Getting your bike back on track
May 6, 2013
- This story and more in the May online edition of Knowledge Magazine - the Official Safety Magazine of the U.S. Army.
FORT HOOD, Texas - It was mid-afternoon on a Thursday when I received a phone call from my best friend asking if I could help him move some furniture. Although I was tired from staff duty the night before, I told him I would be right over. I figured if we could knock out the move quickly, I could get back home to rest. I decided to take my motorcycle, so I threw on an old flight suit and the required personal protective equipment to make the five-mile ride. Little did I know that this ride would change my life forever.
As I traveled along a two-lane road to my friend's home, I approached a tractor-trailer with its turn signal on, indicating the driver intended to make a left-hand turn in front of me. I slowed to ensure the driver saw me approaching, but as I got about 20 feet away, the driver turned. After striking the truck, I was thrown between the cab and trailer and landed 30 feet on the other side. In shock, I jumped up but immediately collapsed back to the ground. I then realized I couldn't feel my legs. I thought my life was over.

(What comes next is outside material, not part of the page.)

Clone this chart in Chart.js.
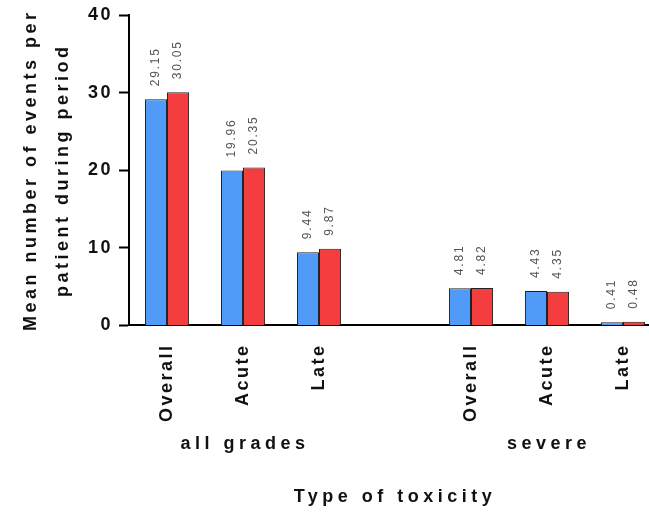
<!DOCTYPE html>
<html>
<head>
<meta charset="utf-8">
<script src="https://cdn.jsdelivr.net/npm/chart.js@4"></script>
<style>
  html, body { margin: 0; padding: 0; background: #fff; overflow: hidden; }
  #wrap { width: 670px; height: 514px; }
</style>
</head>
<body>
<div id="wrap"><canvas id="toxChart" width="670" height="514"></canvas></div>
<script>
// categories: two groups with an empty slot between them
const categories = ['Overall', 'Acute', 'Late', '', 'Overall', 'Acute', 'Late'];
const groupLabels = ['all grades', 'severe'];
const groupCenters = [1, 5]; // category index under which each group name sits
const blueValues = [29.15, 19.96, 9.44, null, 4.81, 4.43, 0.41];
const redValues = [30.05, 20.35, 9.87, null, 4.82, 4.35, 0.48];
const yTicks = [0, 10, 20, 30, 40];
const yTitle = ['Mean number of events per', 'patient during period'];
const xTitle = 'Type of toxicity';

const FONT = "'Liberation Sans', Arial, sans-serif";
const TITLE_FONT = 'bold 18px ' + FONT;

// letter spacing for the tick text (canvas state is reset on resize, so set it each time)
const spacingPlugin = {
    id: 'spacing',
    beforeLayout(chart) { chart.ctx.letterSpacing = '2.5px'; },
    beforeDraw(chart) { chart.ctx.letterSpacing = '2.5px'; }
};

// rotated value labels above each bar
const valueLabels = {
    id: 'valueLabels',
    afterDatasetsDraw(chart) {
        const ctx = chart.ctx;
        chart.data.datasets.forEach((ds, di) => {
            const meta = chart.getDatasetMeta(di);
            meta.data.forEach((bar, i) => {
                const v = ds.data[i];
                if (v === null) return;
                ctx.save();
                ctx.letterSpacing = '1.8px';
                ctx.font = '12px ' + FONT;
                ctx.fillStyle = '#555';
                ctx.translate(bar.x, bar.y - 13);
                ctx.rotate(-Math.PI / 2);
                ctx.textAlign = 'left';
                ctx.textBaseline = 'middle';
                ctx.fillText(v.toFixed(2), 0, 0);
                ctx.restore();
            });
        });
    }
};

// axis titles and group names
const titles = {
    id: 'titles',
    afterDraw(chart) {
        const ctx = chart.ctx;
        const xs = chart.scales.x;
        const area = chart.chartArea;
        ctx.save();
        ctx.letterSpacing = '4.5px';
        ctx.font = TITLE_FONT;
        ctx.fillStyle = '#111';
        ctx.textAlign = 'center';
        ctx.textBaseline = 'middle';
        groupLabels.forEach((g, k) => {
            ctx.fillText(g, xs.getPixelForValue(groupCenters[k]) + 2, area.bottom + 119);
        });
        ctx.fillText(xTitle, (area.left + area.right) / 2, area.bottom + 172);

        ctx.letterSpacing = '3.5px';
        const midY = (area.top + area.bottom) / 2;
        yTitle.forEach((line, k) => {
            ctx.save();
            ctx.translate(area.left - 98 + k * 32, midY);
            ctx.rotate(-Math.PI / 2);
            ctx.fillText(line, 0, 0);
            ctx.restore();
        });
        ctx.restore();
    }
};

const ctx = document.getElementById('toxChart').getContext('2d');

const toxChart = new Chart(ctx, {
    type: 'bar',
    data: {
        labels: categories,
        datasets: [{
            label: 'A',
            data: blueValues,
            backgroundColor: '#4f9bf7',
            borderColor: '#222',
            borderWidth: 1,
            barPercentage: 1,
            categoryPercentage: 0.58
        }, {
            label: 'B',
            data: redValues,
            backgroundColor: '#f43d3f',
            borderColor: '#222',
            borderWidth: 1,
            barPercentage: 1,
            categoryPercentage: 0.58
        }]
    },
    options: {
        responsive: false,
        animation: false,
        layout: { padding: { top: 2, right: 9, left: 82, bottom: 82 } },
        plugins: {
            legend: { display: false },
            tooltip: { enabled: false }
        },
        scales: {
            x: {
                grid: { display: false },
                border: { color: '#000', width: 2 },
                ticks: {
                    minRotation: 90,
                    maxRotation: 90,
                    autoSkip: false,
                    padding: 10,
                    color: '#111',
                    font: { family: FONT, size: 18, weight: 'bold' }
                }
            },
            y: {
                min: 0,
                max: 40,
                afterBuildTicks(scale) { scale.ticks = yTicks.map(v => ({ value: v })); },
                grid: {
                    drawOnChartArea: false,
                    drawTicks: true,
                    tickLength: 10,
                    tickWidth: 2,
                    tickColor: '#000'
                },
                border: { color: '#000', width: 2 },
                ticks: {
                    padding: 6,
                    color: '#111',
                    font: { family: FONT, size: 18, weight: 'bold', lineHeight: 1 }
                }
            }
        }
    },
    plugins: [spacingPlugin, valueLabels, titles]
});
</script>
</body>
</html>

Fortunately, after two surgeries and 30 days in the intensive care unit, I managed to walk away from this incident with a minor back injury and a blown left knee that I had reconstructed a few months later. Once I fully healed, I returned to street riding, but I could not get past my accident. Every car, truck or turn scared me to death. I didn't know what to do. But I couldn't stay away from my motorcycle - riding was my life!
My riding future was looking pretty bleak when a fellow street rider introduced me to track day riding. He told me I could go as fast as I wanted without the fear of cars, tractor-trailers or wildlife getting in my way because the riding takes place in a controlled environment. This sounded like the perfect solution to my problem.

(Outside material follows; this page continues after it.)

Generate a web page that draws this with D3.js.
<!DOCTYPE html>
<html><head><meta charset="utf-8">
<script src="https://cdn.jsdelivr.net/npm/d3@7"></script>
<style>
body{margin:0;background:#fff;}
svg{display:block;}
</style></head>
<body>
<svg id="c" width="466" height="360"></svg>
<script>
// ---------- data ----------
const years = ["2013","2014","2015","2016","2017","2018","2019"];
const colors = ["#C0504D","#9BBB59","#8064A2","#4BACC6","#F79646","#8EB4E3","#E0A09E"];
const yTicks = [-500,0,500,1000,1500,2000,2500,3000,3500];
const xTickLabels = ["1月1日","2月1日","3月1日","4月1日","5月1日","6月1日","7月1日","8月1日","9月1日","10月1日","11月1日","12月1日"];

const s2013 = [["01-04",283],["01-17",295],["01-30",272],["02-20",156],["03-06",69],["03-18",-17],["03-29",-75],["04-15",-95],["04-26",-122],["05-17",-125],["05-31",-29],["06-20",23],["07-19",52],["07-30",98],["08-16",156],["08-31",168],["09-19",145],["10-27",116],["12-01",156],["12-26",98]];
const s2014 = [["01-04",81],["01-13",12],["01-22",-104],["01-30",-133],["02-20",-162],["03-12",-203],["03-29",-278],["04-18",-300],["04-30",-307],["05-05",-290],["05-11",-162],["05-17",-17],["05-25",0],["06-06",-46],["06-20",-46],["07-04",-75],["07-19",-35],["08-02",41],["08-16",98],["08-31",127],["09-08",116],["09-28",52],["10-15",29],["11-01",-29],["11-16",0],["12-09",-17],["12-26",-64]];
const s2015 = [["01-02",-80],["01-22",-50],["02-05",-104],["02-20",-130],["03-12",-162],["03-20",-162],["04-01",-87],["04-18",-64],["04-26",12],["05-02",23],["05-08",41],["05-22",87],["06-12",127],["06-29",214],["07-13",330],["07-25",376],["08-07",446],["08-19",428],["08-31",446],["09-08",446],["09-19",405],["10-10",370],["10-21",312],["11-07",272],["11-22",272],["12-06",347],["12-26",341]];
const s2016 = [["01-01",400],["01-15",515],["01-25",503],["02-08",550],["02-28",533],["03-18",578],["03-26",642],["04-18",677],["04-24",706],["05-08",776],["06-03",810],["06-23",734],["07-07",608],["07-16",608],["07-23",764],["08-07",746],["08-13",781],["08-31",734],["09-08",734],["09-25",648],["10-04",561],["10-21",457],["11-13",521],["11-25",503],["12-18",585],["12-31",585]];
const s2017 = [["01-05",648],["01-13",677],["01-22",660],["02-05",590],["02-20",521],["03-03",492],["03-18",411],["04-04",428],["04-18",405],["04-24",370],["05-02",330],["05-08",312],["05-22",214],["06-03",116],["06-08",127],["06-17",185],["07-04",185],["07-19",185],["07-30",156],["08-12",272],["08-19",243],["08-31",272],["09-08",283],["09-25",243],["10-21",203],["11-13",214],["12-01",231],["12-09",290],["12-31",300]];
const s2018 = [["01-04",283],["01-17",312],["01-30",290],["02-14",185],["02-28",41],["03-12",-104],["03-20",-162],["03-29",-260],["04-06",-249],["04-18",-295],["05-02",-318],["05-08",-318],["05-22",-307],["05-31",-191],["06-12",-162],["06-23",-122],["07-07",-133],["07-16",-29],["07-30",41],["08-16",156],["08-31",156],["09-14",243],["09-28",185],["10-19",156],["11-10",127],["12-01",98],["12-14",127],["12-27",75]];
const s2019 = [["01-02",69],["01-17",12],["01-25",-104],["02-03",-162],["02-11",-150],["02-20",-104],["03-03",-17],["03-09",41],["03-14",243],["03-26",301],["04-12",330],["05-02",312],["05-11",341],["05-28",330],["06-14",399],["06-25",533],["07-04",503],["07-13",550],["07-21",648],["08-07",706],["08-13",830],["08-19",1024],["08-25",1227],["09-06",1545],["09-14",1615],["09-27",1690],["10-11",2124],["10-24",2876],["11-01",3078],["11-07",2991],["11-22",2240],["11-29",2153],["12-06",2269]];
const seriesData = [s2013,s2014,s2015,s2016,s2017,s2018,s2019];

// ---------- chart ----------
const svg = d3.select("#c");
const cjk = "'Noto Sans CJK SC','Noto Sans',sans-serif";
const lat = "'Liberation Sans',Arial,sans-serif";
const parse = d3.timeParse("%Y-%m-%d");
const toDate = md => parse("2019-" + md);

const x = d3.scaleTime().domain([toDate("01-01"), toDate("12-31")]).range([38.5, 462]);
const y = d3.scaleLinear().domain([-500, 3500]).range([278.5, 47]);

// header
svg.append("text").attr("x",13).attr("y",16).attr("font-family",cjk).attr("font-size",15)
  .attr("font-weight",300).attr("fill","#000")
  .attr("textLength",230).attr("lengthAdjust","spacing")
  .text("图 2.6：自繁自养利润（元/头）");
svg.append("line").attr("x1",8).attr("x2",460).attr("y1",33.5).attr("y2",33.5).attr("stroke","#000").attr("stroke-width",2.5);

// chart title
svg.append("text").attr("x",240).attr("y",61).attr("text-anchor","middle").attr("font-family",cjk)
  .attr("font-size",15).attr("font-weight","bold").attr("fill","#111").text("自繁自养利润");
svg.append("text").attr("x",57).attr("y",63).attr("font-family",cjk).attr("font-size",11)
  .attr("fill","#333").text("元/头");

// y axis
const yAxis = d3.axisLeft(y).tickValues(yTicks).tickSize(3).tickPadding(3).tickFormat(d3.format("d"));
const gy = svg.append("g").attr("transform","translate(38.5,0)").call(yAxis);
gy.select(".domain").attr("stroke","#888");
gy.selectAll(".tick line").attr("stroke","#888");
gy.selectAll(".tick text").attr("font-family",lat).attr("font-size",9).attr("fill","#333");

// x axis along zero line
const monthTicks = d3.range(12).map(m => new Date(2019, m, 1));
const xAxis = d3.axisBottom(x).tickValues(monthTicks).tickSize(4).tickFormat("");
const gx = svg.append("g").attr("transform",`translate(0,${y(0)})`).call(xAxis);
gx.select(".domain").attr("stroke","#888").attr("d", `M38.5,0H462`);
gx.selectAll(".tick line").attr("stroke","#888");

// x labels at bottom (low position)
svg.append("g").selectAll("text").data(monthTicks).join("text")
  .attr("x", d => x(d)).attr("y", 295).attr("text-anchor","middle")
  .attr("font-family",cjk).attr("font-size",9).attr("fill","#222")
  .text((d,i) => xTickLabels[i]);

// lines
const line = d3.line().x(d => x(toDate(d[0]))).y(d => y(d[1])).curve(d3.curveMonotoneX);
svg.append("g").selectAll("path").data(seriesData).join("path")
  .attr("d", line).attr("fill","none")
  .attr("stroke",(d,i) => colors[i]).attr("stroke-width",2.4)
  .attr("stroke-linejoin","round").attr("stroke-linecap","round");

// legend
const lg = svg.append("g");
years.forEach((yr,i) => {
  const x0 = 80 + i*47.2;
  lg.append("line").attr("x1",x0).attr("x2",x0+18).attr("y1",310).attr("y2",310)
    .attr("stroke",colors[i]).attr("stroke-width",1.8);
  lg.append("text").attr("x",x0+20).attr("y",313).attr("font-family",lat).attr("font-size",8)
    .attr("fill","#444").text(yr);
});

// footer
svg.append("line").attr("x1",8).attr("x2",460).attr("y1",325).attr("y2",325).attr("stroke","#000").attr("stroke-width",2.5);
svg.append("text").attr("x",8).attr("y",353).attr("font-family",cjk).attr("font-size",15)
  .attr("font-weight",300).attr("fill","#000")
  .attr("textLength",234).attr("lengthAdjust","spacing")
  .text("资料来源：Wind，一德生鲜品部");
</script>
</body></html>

After my first ride, I was hooked. In fact, it gave me a new appreciation for riding. There are some tradeoffs, though. Here are some measures you'll have to take before participating in track day riding:
Protective Gear - Track day riding requires special PPE to keep riders safe, including:
•An undamaged, full-face Department of Transportation- or Snell-approved helmet
•Full-leather gloves that cover the wrist by two inches
•Leather boots that cover the ankle and protect the shins
•A one-piece, full-leather race suit
•For extra protection, riders can also add chest and back protectors, padded hip under-garment shorts and hearing protection
As you can see, track day riding can be expensive. However, the cost of the equipment is minimal when you compare it to the value of the lives of those participating. In my opinion, it's money well spent. I purchased the best gear that I could afford because I wanted the best protection available. Cheap gear doesn't offer the best protection. Remember, you get what you pay for.

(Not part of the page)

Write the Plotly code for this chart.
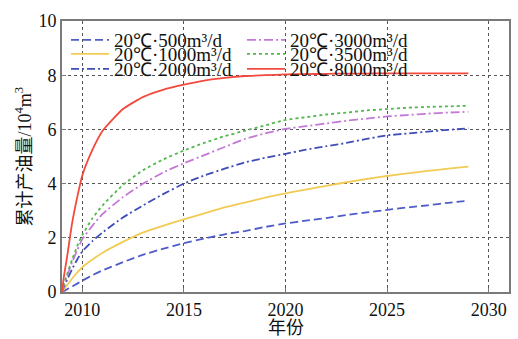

Bike Prep - There are a few requirements your motorcycle must undergo before you can ride, including:
•Tires and brakes should be in new or nearly new condition
•Disconnect or remove the fuses for the lights (check to ensure the bike operates normally after this step)
•Tape over all lenses and mirrors. No lights should be visible or "bleed through." Also tape over the speedometer. The reason for taping is to eliminate the distractions to you and fellow riders. By reducing distractions, we're able to focus on what is important - rider safety!
•The bike does not need to be safety wired, but wiring the oil drain and fill caps is highly recommended and easy to do.
•Taping wheel weights is required. Duct tape works well.
•Draining the antifreeze and replacing it with pure water or water wetter additive is recommended but not required.
Tech Inspection - The final step before you can ride on the track is to have a technical inspection performed on the bike and your equipment. This will be performed at the track by certified personnel. Helmets and all riding gear must be presented at the tech inspection area. Precision staff will perform an overall visual and tactile assessment checking for issues such as leaks, loose fittings or other safety concerns. Your bike and gear must pass tech inspection each day before getting on the track. Other inspection items include:
•Crisp throttle return mechanism
•Hand controls are intact, with properly tightened levers and grips in good condition
•Foot controls properly attached and nothing loose or with excessive play and no missing bolts
•Chain properly adjusted -- generally one inch of slack above the swing arm, but check your owner's manual for manufacturer recommended tension and adjust prior to event
•Tires in new or nearly new condition
•Wheel weights securely taped (use duct tape or something similar)
Now that you know your bike is safe for the track, you must determine what ability group/level you need to ride. The groups are based on skill level and track experience. There are three levels - beginner, intermediate and advanced street rider/racer. The beginner and intermediate groups offer classroom instruction to teach you proper riding techniques and the proper race line around the track. This is the key to going around the track in a fast and safe manner.
For me, track day riding opened up a whole new world of motorcycle enjoyment. It's also the perfect option for those who want to fulfill their need for speed. If you're looking for a new challenge, take that sport bike to the track and stop racing down public streets. You're only putting your life and the lives of others in danger.